The social care reforms build on proposals recommended by the Dilnot commission. In addition to a comprehensive overhaul of the existing legislation, which should help to define the boundaries between free NHS care and means-tested top-ups, there are two eye-catching measures to be introduced from 2016. The first is a new lifetime cap on care fees, which means that the State will intervene and pay the full costs of domiciliary or residential care once an individual has paid £72,000. Secondly, the residential care means-test threshold will be increased from the current £23,250 to £118,000. Whilst social care in England will remain partly privately funded, unlike in Scotland, the changes should help 100,000 more people according to the Chancellor, as an estimated 16% of older people face costs of £75,000 or more. The reforms should also make it easier for people to plan for later life, leave savings to children, and reduce the number of people forced to sell their homes to pay for the cost of their long-term social care.

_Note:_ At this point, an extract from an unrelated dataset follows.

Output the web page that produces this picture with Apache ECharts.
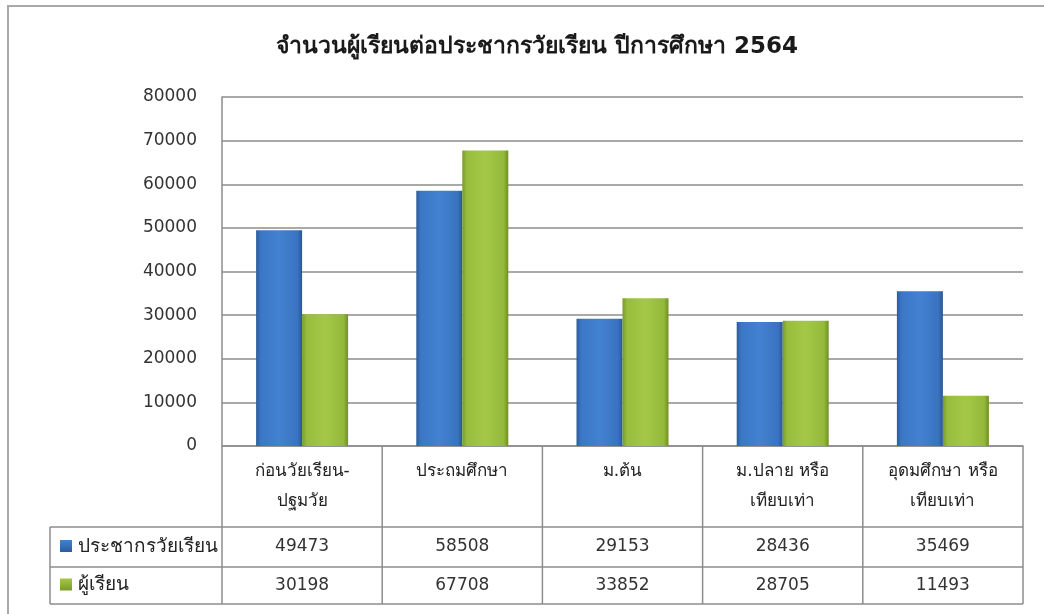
<!DOCTYPE html>
<html><head><meta charset="utf-8">
<script src="https://cdn.jsdelivr.net/npm/echarts@6/dist/echarts.min.js"></script>
<style>html,body{margin:0;padding:0;background:#fff}#c{width:1044px;height:614px}</style>
</head><body><div id="c"></div><script>
const chartTitle = 'จำนวนผู้เรียนต่อประชากรวัยเรียน ปีการศึกษา 2564';
const categories = ['ก่อนวัยเรียน-\nปฐมวัย', 'ประถมศึกษา', 'ม.ต้น', 'ม.ปลาย หรือ\nเทียบเท่า', 'อุดมศึกษา หรือ\nเทียบเท่า'];
const seriesNames = ['ประชากรวัยเรียน', 'ผู้เรียน'];
const population = [49473, 58508, 29153, 28436, 35469];
const students = [30198, 67708, 33852, 28705, 11493];
const yMin = 0, yMax = 80000, yStep = 10000;

const FONT = 'Tahoma, "DejaVu Sans", "Noto Sans", sans-serif';
const LINE = '#8c8c8c';
const G = {left: 222, right: 1023, top: 97, bottom: 446};
const ROWS = [446, 527, 567, 604];
const TABLE_LEFT = 50;

const blueGrad = {type: 'linear', x: 0, y: 0, x2: 1, y2: 0, colorStops: [
  {offset: 0, color: '#2d5c9c'}, {offset: 0.1, color: '#3b77c5'}, {offset: 0.5, color: '#4282d1'},
  {offset: 0.9, color: '#3a73bf'}, {offset: 1, color: '#2b5793'}]};
const greenGrad = {type: 'linear', x: 0, y: 0, x2: 1, y2: 0, colorStops: [
  {offset: 0, color: '#7a9a2c'}, {offset: 0.1, color: '#98bd3d'}, {offset: 0.5, color: '#a4c846'},
  {offset: 0.9, color: '#94b83a'}, {offset: 1, color: '#708e26'}]};
const grads = [blueGrad, greenGrad];
const rowsData = [population, students];

const chart = echarts.init(document.getElementById('c'));
chart.setOption({
  animation: false,
  backgroundColor: '#fff',
  title: {text: chartTitle, left: 532, top: 31, textAlign: 'center',
    textStyle: {fontFamily: FONT, fontSize: 23, fontWeight: 'bold', color: '#1a1a1a'}},
  grid: {left: G.left, right: 1044 - G.right, top: G.top, bottom: 614 - G.bottom, containLabel: false},
  xAxis: {type: 'category', data: categories,
    axisLine: {show: true, lineStyle: {color: LINE, width: 1.5}},
    axisTick: {show: false},
    axisLabel: {fontFamily: FONT, fontSize: 17, color: '#222', lineHeight: 30, margin: 11,
      interval: 0, verticalAlign: 'top'}
  },
  yAxis: {type: 'value', min: yMin, max: yMax, interval: yStep,
    axisLine: {show: true, lineStyle: {color: LINE, width: 1.5}},
    axisTick: {show: false},
    splitLine: {lineStyle: {color: LINE, width: 1.5}},
    axisLabel: {fontFamily: FONT, fontSize: 17, color: '#333', margin: 25, formatter: v => String(v)}
  },
  series: seriesNames.map((n, i) => ({
    name: n, type: 'bar', data: rowsData[i], barWidth: 46, barGap: '0%',
    itemStyle: {color: grads[i]}
  }))
});

const colW = (G.right - G.left) / categories.length;
const gfx = [];
gfx.push({type: 'rect', shape: {x: 8, y: 6, width: 1100, height: 700}, silent: true,
  style: {fill: 'none', stroke: '#a8a8a8', lineWidth: 2}});
function hline(y, x1, x2) { gfx.push({type: 'line', shape: {x1, y1: y, x2, y2: y}, style: {stroke: LINE, lineWidth: 1.5}}); }
function vline(x, y1, y2) { gfx.push({type: 'line', shape: {x1: x, y1, x2: x, y2}, style: {stroke: LINE, lineWidth: 1.5}}); }
hline(ROWS[1], TABLE_LEFT, G.right);
hline(ROWS[2], TABLE_LEFT, G.right);
hline(ROWS[3], TABLE_LEFT, G.right);
vline(TABLE_LEFT, ROWS[1], ROWS[3]);
for (let i = 0; i <= categories.length; i++) vline(G.left + i * colW, ROWS[0], ROWS[3]);
rowsData.forEach((arr, r) => {
  const yc = (ROWS[r + 1] + ROWS[r + 2]) / 2;
  arr.forEach((v, i) => {
    const xc = chart.convertToPixel({xAxisIndex: 0}, i);
    gfx.push({type: 'text', x: xc, y: yc, style: {text: String(v), fontFamily: FONT, fontSize: 17,
      fill: '#333', align: 'center', verticalAlign: 'middle'}});
  });
  gfx.push({type: 'rect', shape: {x: 60, y: yc - 7, width: 12, height: 12},
    style: {fill: {type: 'linear', x: 0, y: 0, x2: 0, y2: 1, colorStops: [
      {offset: 0, color: grads[r].colorStops[2].color}, {offset: 1, color: grads[r].colorStops[0].color}]}}});
  gfx.push({type: 'text', x: 78, y: yc, style: {text: seriesNames[r], fontFamily: FONT, fontSize: 19,
    fill: '#222', align: 'left', verticalAlign: 'middle'}});
});
chart.setOption({graphic: gfx});
</script></body></html>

State Pension reforms will also feature in the Queen’s speech, as the State Pension changes to a flat-rate for anyone reaching retirement age from April 2016. The new State Pension will require that you have made National Insurance contributions for at least 35 years to qualify for the maximum £144 per week, an increase from the current maximum of £110.15 per week. However, as always the devil is in the detail – the new pension will be based only on individual NI contributions, so married partners retiring after 2016 who could currently claim a higher State Pension based on their own spouse’s NI record will in future receive a lower pension.
Whilst I welcome the higher priority the government is giving to both social care and pensions, the changes inevitably result in a need for specialist advice in later life. The Society of Later Life Advisers (SOLLA) accredits advisers who are committed to delivering high quality advice to older clients and their families underpinned with a strict code of professional ethics, covering care fees, pensions, equity release, inheritance and investments.